One might as well
praise John Knox for creating the commons of Scotland with a view to the
future prosperity of that country - a consummation which his black
fanaticism assuredly never foresaw.
The chief practical doctrine of Pythagoras, that mankind are to be
governed on the principle of a community of eastern monks, makes for the
disintegration of rational civic life.
And his chief theoretical doctrines, of metempsychosis and the reduction
of everything to a system of numbers [Footnote: Vincenzo Dorsa, an
Albanian, has written two pamphlets on the survival of Greco-Roman
traditions in Calabria. They are difficult to procure, but whoever is
lucky enough to find them will be much helped in his understanding of
the common people. In one place, he speaks of the charm-formula of
Otto-Nave! (Eight-Nine) It is considered meet and proper, in the
presence of a suckling infant, to spit thrice and then call out, three
times, Otto-Nove! This brings luck; and the practice, he thinks, is an
echo of the number-system of Pythagoras.] - these are sheer lunacy.
Was it not something of a relapse, after the rigorous mental discipline
of old, to have a man gravely assuring his fellows that he is the son of
Hermes and the divinely appointed messenger of Apollo; treating
diseases, like an Eskimo Angekok, by incantation; recording veracious
incidents of his experiences during a previous life in Hell, which he
seems to have explored almost as thoroughly as Swedenborg; dabbling in
magic, and consulting dreams, birds and the smoke of incense as oracles?

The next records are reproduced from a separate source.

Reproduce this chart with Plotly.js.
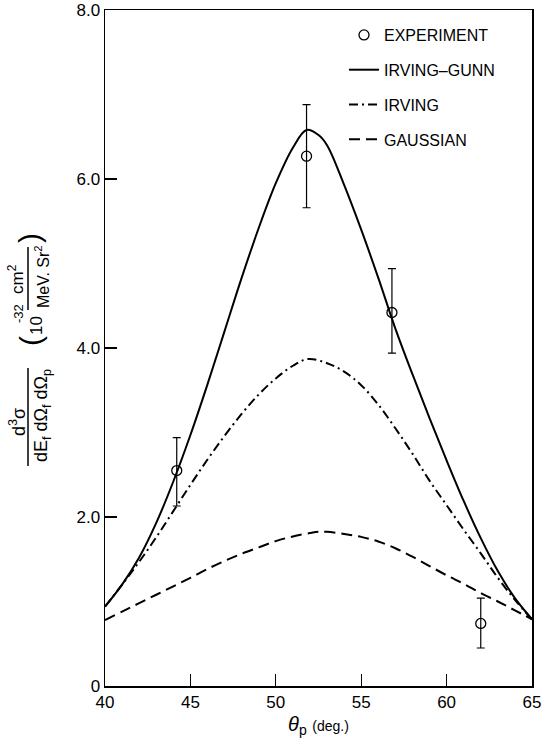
<!DOCTYPE html>
<html>
<head>
<meta charset="utf-8">
<script src="https://cdn.plot.ly/plotly-3.0.1.min.js"></script>
<style>html,body{margin:0;padding:0;background:#fff;}#chart{width:544px;height:738px;}</style>
</head>
<body>
<div id="chart"></div>
<script>
// Experiment
const theta_exp = [44.2, 51.8, 56.8, 62.0];
const sigma_exp = [2.55, 6.27, 4.42, 0.74];
const err_plus  = [0.39, 0.61, 0.52, 0.30];
const err_minus = [0.42, 0.61, 0.48, 0.29];

// Irving-Gunn (solid)
const theta_ig = [40,41,42,43,44,45,46,47,48,49,50,51,51.8,52.5,53,54,55,56,57,58,59,60,61,62,63,64,65];
const sigma_ig = [0.94,1.2,1.52,1.93,2.42,2.97,3.57,4.2,4.83,5.42,5.95,6.37,6.58,6.52,6.4,5.93,5.4,4.83,4.23,3.69,3.17,2.67,2.19,1.75,1.36,1.04,0.79];

// Irving (dash-dot)
const theta_irv = [40,41,42,43,44,45,46,47,48,49,50,51,51.9,53,54,55,56,57,58,59,60,61,62,63,64,65];
const sigma_irv = [0.94,1.2,1.47,1.76,2.07,2.38,2.68,2.96,3.22,3.45,3.64,3.79,3.87,3.82,3.72,3.56,3.33,3.05,2.75,2.43,2.14,1.85,1.57,1.28,1.02,0.79];

// Gaussian (dashed)
const theta_gau = [40,41,42,43,44,45,46,47,48,49,50,51,52,52.5,53,54,55,56,57,58,59,60,61,62,63,64,65];
const sigma_gau = [0.78,0.88,0.98,1.08,1.18,1.28,1.385,1.48,1.565,1.64,1.715,1.77,1.81,1.825,1.825,1.8,1.765,1.71,1.63,1.53,1.42,1.31,1.21,1.1,1.0,0.895,0.79];

// Tick labels
const xTicks = [40,45,50,55,60,65];
const xTickText = ["40","45","50","55","60","65"];
const yTicks = [0,2,4,6,8];
const yTickText = ["0","2.0","4.0","6.0","8.0"];

const FONT = "Liberation Sans, Arial, sans-serif";

const traces = [
  {x: theta_exp, y: sigma_exp, mode: 'markers', name: 'EXPERIMENT', legendgroup: 'a',
   marker: {symbol: 'circle-open', size: 10, color: '#000', line: {width: 1.3, color: '#000'}},
   error_y: {type: 'data', symmetric: false, array: err_plus, arrayminus: err_minus, color: '#000', thickness: 1.2, width: 4}},
  {x: theta_ig, y: sigma_ig, mode: 'lines', name: 'IRVING\u2013GUNN', legendgroup: 'b',
   line: {shape: 'spline', smoothing: 1, color: '#000', width: 2}},
  {x: theta_irv, y: sigma_irv, mode: 'lines', name: 'IRVING', legendgroup: 'c',
   line: {shape: 'spline', smoothing: 1, color: '#000', width: 2, dash: '9px,4px,2px,4px'}},
  {x: theta_gau, y: sigma_gau, mode: 'lines', name: 'GAUSSIAN', legendgroup: 'd',
   line: {shape: 'spline', smoothing: 1, color: '#000', width: 2, dash: '11px,6px'}}
];

// helpers to place axis-title pieces in pixel terms
const L = 105, R = 532, T = 10, B = 686;
const px = v => (v - L) / (R - L);
const py = v => (B - v) / (B - T);

const ann = (text, x, y, size) => ({text, x: px(x), y: py(y), xref: 'paper', yref: 'paper',
  showarrow: false, textangle: -90, font: {family: FONT, size: size || 15, color: '#000'},
  xanchor: 'center', yanchor: 'middle'});

const layout = {
  width: 544, height: 738,
  margin: {l: L, r: 544 - R, t: T, b: 738 - B},
  paper_bgcolor: '#fff', plot_bgcolor: '#fff',
  font: {family: FONT, color: '#000', size: 15},
  showlegend: true,
  legend: {x: px(344), y: py(18), xanchor: 'left', yanchor: 'top', bgcolor: 'rgba(0,0,0,0)',
    font: {family: FONT, size: 16, color: '#000'}, tracegroupgap: 11, traceorder: 'grouped'},
  xaxis: {range: [40, 65], tickvals: xTicks, ticktext: xTickText, ticks: 'inside', ticklen: 12,
    tickwidth: 1.3, tickcolor: '#000', showgrid: false, zeroline: false, showline: true, linewidth: 1.5,
    linecolor: '#000', mirror: true, tickfont: {family: FONT, size: 17},
    title: {text: '<i>θ</i><sub>p</sub> <span style="font-size:14px">(deg.)</span>', font: {family: FONT, size: 20}, standoff: 6}},
  yaxis: {range: [0, 8], tickvals: yTicks, ticktext: yTickText, ticks: 'inside', ticklen: 12,
    tickwidth: 1.3, tickcolor: '#000', showgrid: false, zeroline: false, showline: true, linewidth: 1.5,
    linecolor: '#000', mirror: true, tickfont: {family: FONT, size: 17}},
  annotations: [
    ann('d<sup>3</sup>σ', 17, 422, 18),
    ann('dE<sub>f</sub> dΩ<sub>f</sub> dΩ<sub>p</sub>', 42, 416, 18),
    ann('(', 30, 341, 30),
    ann('10', 37, 326, 17),
    ann('-32', 18, 314, 13),
    ann('cm<sup>2</sup>', 16, 279, 17),
    ann('MeV. Sr<sup>2</sup>', 42, 277, 16),
    ann(')', 30, 238, 30)
  ],
  shapes: [
    {type: 'line', xref: 'paper', yref: 'paper', x0: px(28), x1: px(28), y0: py(368), y1: py(466), line: {color: '#000', width: 1.5}},
    {type: 'line', xref: 'paper', yref: 'paper', x0: px(28), x1: px(28), y0: py(247), y1: py(310), line: {color: '#000', width: 1.5}}
  ]
};

Plotly.newPlot('chart', traces, layout, {displayModeBar: false, staticPlot: true});
</script>
</body>
</html>
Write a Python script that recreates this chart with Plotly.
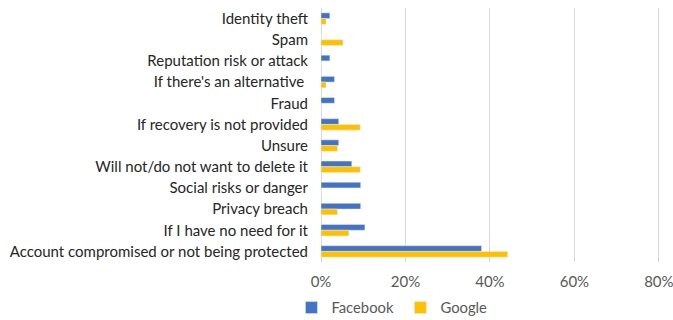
import plotly.graph_objects as go

categories = [
    "Identity theft",
    "Spam",
    "Reputation risk or attack",
    "If there's an alternative ",
    "Fraud",
    "If recovery is not provided",
    "Unsure",
    "Will not/do not want to delete it",
    "Social risks or danger",
    "Privacy breach",
    "If I have no need for it",
    "Account compromised or not being protected",
]
facebook = [2.1, 0, 2.1, 3.2, 3.2, 4.2, 4.2, 7.3, 9.4, 9.4, 10.4, 38.0]
google = [1.2, 5.2, 0, 1.2, 0, 9.3, 3.9, 9.3, 0, 3.9, 6.6, 44.2]
tick_vals = [0, 20, 40, 60, 80]
tick_text = ["0%", "20%", "40%", "60%", "80%"]

font_family = "Lato, sans-serif"

fig = go.Figure()
fig.add_trace(go.Bar(y=categories, x=facebook, name="Facebook", orientation="h",
                     marker=dict(color="#4472C4")))
fig.add_trace(go.Bar(y=categories, x=google, name="Google", orientation="h",
                     marker=dict(color="#FFC000")))

fig.update_layout(
    width=673, height=320,
    margin=dict(l=321, r=12, t=8, b=58),
    paper_bgcolor="white", plot_bgcolor="white",
    barmode="group", bargap=0.46, bargroupgap=0,
    font=dict(family=font_family, size=15, color="#404040"),
    legend=dict(orientation="h", xref="container", yref="container",
                x=0.595, xanchor="center", y=0.0375, yanchor="middle",
                font=dict(size=14.8, color="#595959"), traceorder="normal",
                itemwidth=30, tracegroupgap=0, entrywidth=64, entrywidthmode="pixels"),
    showlegend=True,
)
fig.update_xaxes(range=[0, 80.5], tickvals=tick_vals, ticktext=tick_text,
                 showgrid=True, gridcolor="#D9D9D9", gridwidth=1,
                 zeroline=True, zerolinecolor="#D9D9D9", zerolinewidth=1,
                 tickfont=dict(size=15, color="#595959"), ticks="", showline=False,
                 ticklabelstandoff=9, ticklabeloverflow="allow", automargin=False,
                 fixedrange=True)
fig.update_yaxes(autorange="reversed", tickfont=dict(size=15, color="#262626"),
                 ticks="", showline=False, showgrid=False, ticklabelstandoff=12,
                 automargin=False)

fig.write_html("out.html")
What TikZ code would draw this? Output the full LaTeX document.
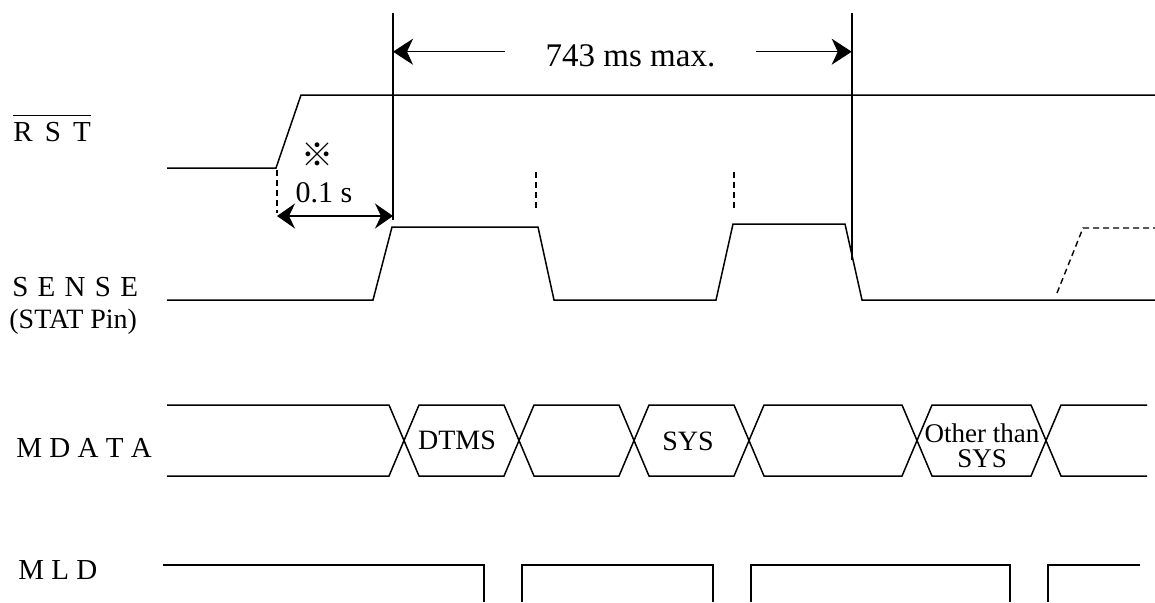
\documentclass[tikz,border=0pt]{standalone}
\usepackage{fontspec}
\setmainfont{Liberation Serif}
\newfontfamily\cjkfont{Noto Sans CJK JP}
\usetikzlibrary{arrows.meta}

\begin{document}
\begin{tikzpicture}[
		x=0.5pt, y=-0.5pt,
		wave/.style={line width=0.75pt, line join=miter},
		marker/.style={line width=0.9pt},
		guide/.style={line width=0.7pt, dash pattern=on 3pt off 2pt},
		lead/.style={line width=0.75pt, -{Stealth[length=10pt, width=13pt, inset=3pt]}},
		dim/.style={line width=0.75pt, {Stealth[length=9pt, width=12.5pt, inset=3pt]}-{Stealth[length=9pt, width=12.5pt, inset=3pt]}},
		pin/.style={inner sep=0pt, anchor=base west, font=\fontsize{14.5}{16}\selectfont},
		field/.style={inner sep=0pt, align=center, font=\fontsize{13.5}{12.5}\selectfont}
		]
		
		\useasboundingbox (0,0) rectangle (1155,602);
		
		% signal names
		\node[pin] (rst) at (13,141) {R\, S\, T};
		\draw[line width=0.75pt] ([yshift=3pt]rst.north west) -- ([yshift=3pt]rst.north east);
		\node[pin] (sense) at (12,296) {S\kern1pt{} E\kern1pt{} N\kern1pt{} S\kern1pt{} E};
		\node[pin, font=\fontsize{14}{16}\selectfont] (stat) at (9,328) {(STAT Pin)};
		\node[pin] (mdata) at (16,457) {M D A T A};
		\node[pin] (mld) at (18,579) {M L D};
		
		% time markers
		\coordinate (ta) at (393,13);
		\coordinate (tb) at (851.7,13);
		\draw[marker] (ta) -- (393,220);
		\draw[marker] (tb) -- (851.7,260);
		
		\node[anchor=base, inner sep=0pt, font=\fontsize{16.5}{18}\selectfont] (span) at (630.5,66.7) {743 ms max.};
		\coordinate (spanL) at (505,51.7);
		\coordinate (spanR) at (756,51.7);
		\draw[lead] (spanL) -- (ta |- spanL);
		\draw[lead] (spanR) -- (tb |- spanR);
		
		% RST
		\draw[wave] (167,168) -- (276,168) -- (301,95) -- (1155,95);
		
		% 0.1 s
		\node[inner sep=0pt, font=\fontsize{16}{16}\cjkfont] (mark) at (317,155) {※};
		\node[anchor=base, inner sep=0pt, font=\fontsize{15}{16}\selectfont] (delay) at (324,202) {0.1 s};
		\coordinate (d0) at (277,216);
		\coordinate (d1) at (393,216);
		\draw[guide] (277,170) -- (277,213);
		\draw[guide] (393,172) -- (393,215);
		\draw[dim] (d0) -- (d1);
		
		% SENSE
		\draw[wave] (167,300) -- (373,300) -- (392,227) -- (538,227) -- (554,300) -- (716,300)
			-- (733,224) -- (845,224) -- (862,300) -- (1155,300);
		\draw[guide] (1057,293) -- (1083,228) -- (1155,228);
		\draw[guide] (536,172) -- (536,211);
		\draw[guide] (734,172) -- (734,211);
		
		% MDATA
		\draw[wave] (167,405) -- (389,405) -- (419,476) -- (504,476) -- (534,405) -- (619,405) -- (649,476)
			-- (734,476) -- (764,405) -- (902,405) -- (932,476) -- (1031,476) -- (1061,405) -- (1147,405);
		\draw[wave] (167,476) -- (389,476) -- (419,405) -- (504,405) -- (534,476) -- (619,476) -- (649,405)
			-- (734,405) -- (764,476) -- (902,476) -- (932,405) -- (1031,405) -- (1061,476) -- (1147,476);
		\node[field, font=\fontsize{14}{14}\selectfont] (dtms) at (457,440) {DTMS};
		\node[field, font=\fontsize{14}{14}\selectfont] (sys) at (688,441) {SYS};
		\node[field] (other) at (982,446) {Other than\\SYS};
		
		% MLD
		\draw[wave] (163,565) -- (484,565) -- (484,602);
		\draw[wave] (522,602) -- (522,565) -- (713,565) -- (713,602);
		\draw[wave] (751,602) -- (751,565) -- (1010,565) -- (1010,602);
		\draw[wave] (1048,602) -- (1048,565) -- (1140,565);
		
	\end{tikzpicture}
\end{document}
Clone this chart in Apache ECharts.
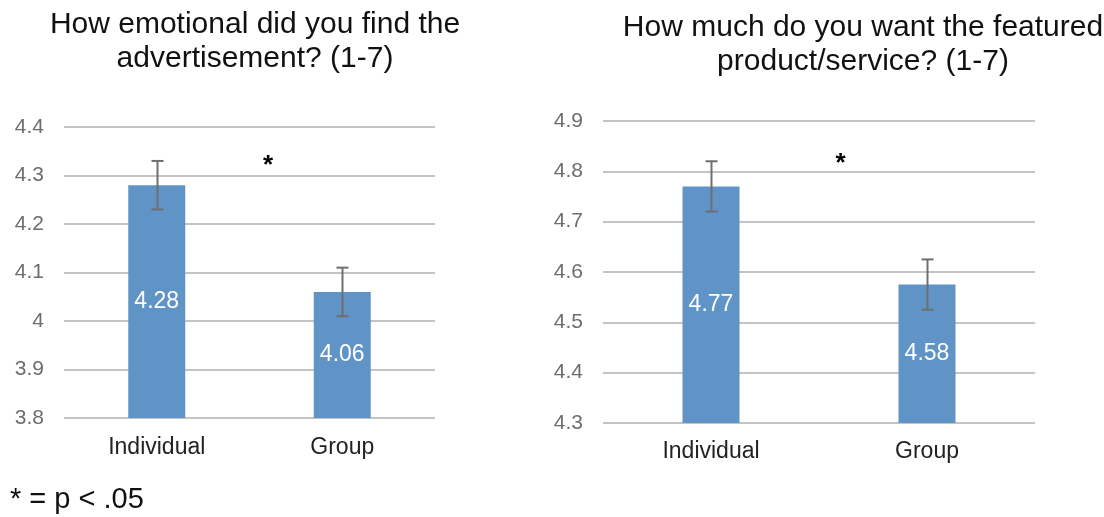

And in the exotic conglomerate of his teachings are to be found the
prima stamina of much that is worse: the theory of the pious fraud
which has infected Latin countries to this day; the Jesuitical maxim of
the end justifying the means; the insanity of preferring deductions to
facts which has degraded philosophy up to the days of Kant; mysticism,
demon-worship and much else of pernicious mettle - they are all there,
embryonically embedded in Pythagoras.
We are told much of his charity; indeed, an English author has written a
learned work to prove that Pythagoreanism has close affinities with
Christianity. Charity has now been tried on an ample scale, and has
proved a dismal failure. To give, they say, is more blessed than to
receive. It is certainly far easier, for the most part, to give than to
refrain from giving. We are at last shaking off the form, of
self-indulgence called charity; we realize that if mankind is to profit,
sterner conceptions must prevail. The apotheosis of the god-favoured
loafer is drawing to a close.
For the rest, there was the inevitable admixture of quackery about our
reforming sage; his warmest admirers cannot but admit that he savours
somewhat strongly of the holy impostor.